Modules and packages are the fundamental building blocks of a Python codebase. It's important to be deliberate about how they are organized.
This page covers the key design questions you'll need to answer when spinning up a new unit of code, whether it's a single-file module, a multi-file package, or a complex nested package. To avoid extra verbiage this page will use 'module' for all of these cases unless making an explicit point about things to do differently in a package vs a module. Where this page uses the Python convention of names, it means both variables, functions, and classes.
A module is a lot of things, but fundamentally it's a namespace: a collection of python names, which can be variables, functions or classes.
Because a module is a namespace, its important to think about how to group work into meaningful units. Good namespaces are clear, unambiguous, and scoped tightly. They should be hierarchical: a top level name should be a good guide to what's available at lower levels.
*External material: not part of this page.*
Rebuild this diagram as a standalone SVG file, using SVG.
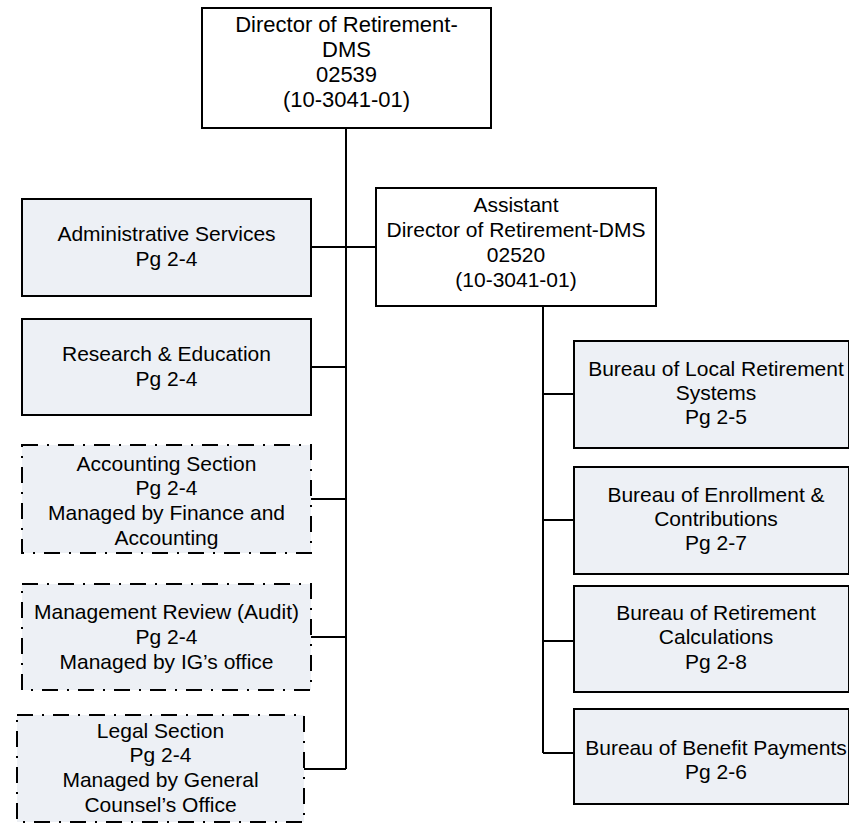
<svg xmlns="http://www.w3.org/2000/svg" width="849" height="823" viewBox="0 0 849 823">
  <style>
    .box { fill: #ffffff; stroke: #000000; stroke-width: 2; }
    .unit { fill: #edf0f5; stroke: #000000; stroke-width: 2; }
    .ext { fill: #edf0f5; stroke: #000000; stroke-width: 2; stroke-dasharray: 16 9 2 9; }
    .lbl { font-family: "Liberation Sans", Arial, sans-serif; font-size: 21px; fill: #000000; text-anchor: middle; }
    .big { font-size: 22px; }
    .wire { fill: none; stroke: #000000; stroke-width: 2; }
  </style>
  <rect width="849" height="823" fill="#ffffff"/>

  <!-- connectors -->
  <g id="connectors">
    <path class="wire" d="M346 128 V769"/>
    <path class="wire" d="M311 247 H376"/>
    <path class="wire" d="M311 367 H346"/>
    <path class="wire" d="M311 499 H346"/>
    <path class="wire" d="M311 637 H346"/>
    <path class="wire" d="M304 769 H346"/>
    <path class="wire" d="M543 306 V753"/>
    <path class="wire" d="M543 394 H574"/>
    <path class="wire" d="M543 520 H574"/>
    <path class="wire" d="M543 641 H574"/>
    <path class="wire" d="M543 753 H574"/>
  </g>

  <!-- director -->
  <g id="director">
    <rect class="box" x="202" y="8" width="289" height="120"/>
    <text class="lbl big" x="346.5" y="32">Director of Retirement-</text>
    <text class="lbl big" x="346.5" y="57">DMS</text>
    <text class="lbl big" x="346.5" y="82">02539</text>
    <text class="lbl big" x="346.5" y="107">(10-3041-01)</text>
  </g>

  <!-- left column -->
  <g id="admin-services">
    <rect class="unit" x="22" y="199" width="289" height="97"/>
    <text class="lbl" x="166.5" y="241">Administrative Services</text>
    <text class="lbl" x="166.5" y="266">Pg 2-4</text>
  </g>

  <g id="research-education">
    <rect class="unit" x="22" y="319" width="289" height="96"/>
    <text class="lbl" x="166.5" y="361">Research &amp; Education</text>
    <text class="lbl" x="166.5" y="386">Pg 2-4</text>
  </g>

  <g id="accounting-section">
    <rect class="ext" x="22" y="445" width="289" height="108"/>
    <text class="lbl" x="166.5" y="471">Accounting Section</text>
    <text class="lbl" x="166.5" y="495">Pg 2-4</text>
    <text class="lbl" x="166.5" y="520">Managed by Finance and</text>
    <text class="lbl" x="166.5" y="545">Accounting</text>
  </g>

  <g id="management-review">
    <rect class="ext" x="22" y="584" width="289" height="106"/>
    <text class="lbl" x="166.5" y="619">Management Review (Audit)</text>
    <text class="lbl" x="166.5" y="644">Pg 2-4</text>
    <text class="lbl" x="166.5" y="669">Managed by IG’s office</text>
  </g>

  <g id="legal-section">
    <rect class="ext" x="17" y="715" width="287" height="107"/>
    <text class="lbl" x="160.5" y="738">Legal Section</text>
    <text class="lbl" x="160.5" y="762">Pg 2-4</text>
    <text class="lbl" x="160.5" y="787">Managed by General</text>
    <text class="lbl" x="160.5" y="812">Counsel’s Office</text>
  </g>

  <!-- assistant director -->
  <g id="assistant-director">
    <rect class="box" x="376" y="188" width="280" height="118"/>
    <text class="lbl" x="516" y="212">Assistant</text>
    <text class="lbl" x="516" y="237">Director of Retirement-DMS</text>
    <text class="lbl" x="516" y="262">02520</text>
    <text class="lbl" x="516" y="287">(10-3041-01)</text>
  </g>

  <!-- right column -->
  <g id="local-retirement">
    <rect class="unit" x="574" y="341" width="275" height="107"/>
    <text class="lbl" x="716" y="376">Bureau of Local Retirement</text>
    <text class="lbl" x="716" y="400">Systems</text>
    <text class="lbl" x="716" y="424">Pg 2-5</text>
  </g>

  <g id="enrollment-contributions">
    <rect class="unit" x="574" y="467" width="275" height="107"/>
    <text class="lbl" x="716" y="502">Bureau of Enrollment &amp;</text>
    <text class="lbl" x="716" y="526">Contributions</text>
    <text class="lbl" x="716" y="550">Pg 2-7</text>
  </g>

  <g id="retirement-calculations">
    <rect class="unit" x="574" y="586" width="275" height="106"/>
    <text class="lbl" x="716" y="620">Bureau of Retirement</text>
    <text class="lbl" x="716" y="644">Calculations</text>
    <text class="lbl" x="716" y="669">Pg 2-8</text>
  </g>

  <g id="benefit-payments">
    <rect class="unit" x="574" y="709" width="275" height="95"/>
    <text class="lbl" x="716" y="755">Bureau of Benefit Payments</text>
    <text class="lbl" x="716" y="779">Pg 2-6</text>
  </g>
</svg>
So, a module named animals
could logically have children like animals.mammals
or animals.flying
but it probably does not want a child like animals.aircraft
Most of what we use modules for is to group functions and classes.
However, modules can also run code at import time -- a very useful feature, but one that has to be used carefully. In some ways a module is like a class and the module-level code is like the class initializer.
The first time the module is imported -- either in whole or in part -- any loose code inside the module will be run. So. for example, a module like this:
# timekeeper.py (or the __init__.py of a 'timekeeper' package)
import datetime
START_TIME = datetime.dateime.now()
print ("module initialized", START_TIME)
def session_start():
return START_TIME
def elapsed():
return datetime.dateime.now() - START_TIME
will always have the same value of START_TIME
during a given program run. All calls to elapsed()
will return the difference between calling time and the time the module was first imported.
Because of this one-time-only behavior, modules are Python's answer to singletons. No matter how often, and from where, you call import mymodule
you'll get back a copy of the mymodule
namespace. This makes modules a natural place for things like registries, loggers, and shared state.
Conversely, you almost never want to write a 'singleton class' in Python.
This is a common python pattern which helps you distinguish between code which always runs at module import time and code which only runs if the python file is being executed. It's got two primary uses:
- Script modules If you want a module to do double-duty as a code unit that other code might use but also as an executable script, use
if __name__ == '__main__'
to isolate the code only runs when the module is being a script. - Testing Often when you're working on a module, it's helpful to throw an
if __name__ == '__main__'
block into the file so you can repeatedly run it from a commandline as you evolve tests.
This is a handy workflow when you're in development. However, it's bad practice to publish code with a test-only block inside it: if the tests are still valuable, convert them to proper unit tests, and if they aren't needed delete them. The only time you want to publish an if __name__ == '__main__'
block is when your module is intended to be run interactively at least some of the time.
It's a good idea to keep the functions which run at module import time as simple as possible. A user of the code won't necessarily know what sequence of events is being triggered when importing a module. If you've got a sequence of events which is potentially time consuming or failure prone you shoulud not make it part of a module initializer:
For example, this kind of registry is fine to put in to module code
REGISTRY = {}
def register_function (name, function):
REGISTRY[name] = function
register_function ("print", print)
register_function ("sum", sum)
Whereas this is not:
import socket
_SOCKET = socket.socket(socket.AF_INET, socket.SOCK_STREAM)
_SOCKET.connect(("www.python.org", 80))
Because it's possible that the _SOCKET.connect()
call could hang or except. Module initialization code should not create delays or risk raising exceptions. Risky and/or time-consuming operations should be explicit function calls.
Modules initialization code is run from the top of the file down. So this works:
def function_a():
return function_b()
def function_b():
return 999
but this does not:
CONSTANT = function_b()
def function_b():
return 999
In the first example, function_b()
cant' be called until the module is fully imported, so it exists when function_a()
needs it. In the second example, the line CONSTANT = function_b()
will try to execute before function_b()
is defined, creating an error at import time.
The entire module is evaluated the first time somebody tries to import anything from the module. That means even of you do
from mymodule import just_one_thing
all of the module initialization code will run at the time the import statement is hit. That's another reason to keep module initializers short and sweet.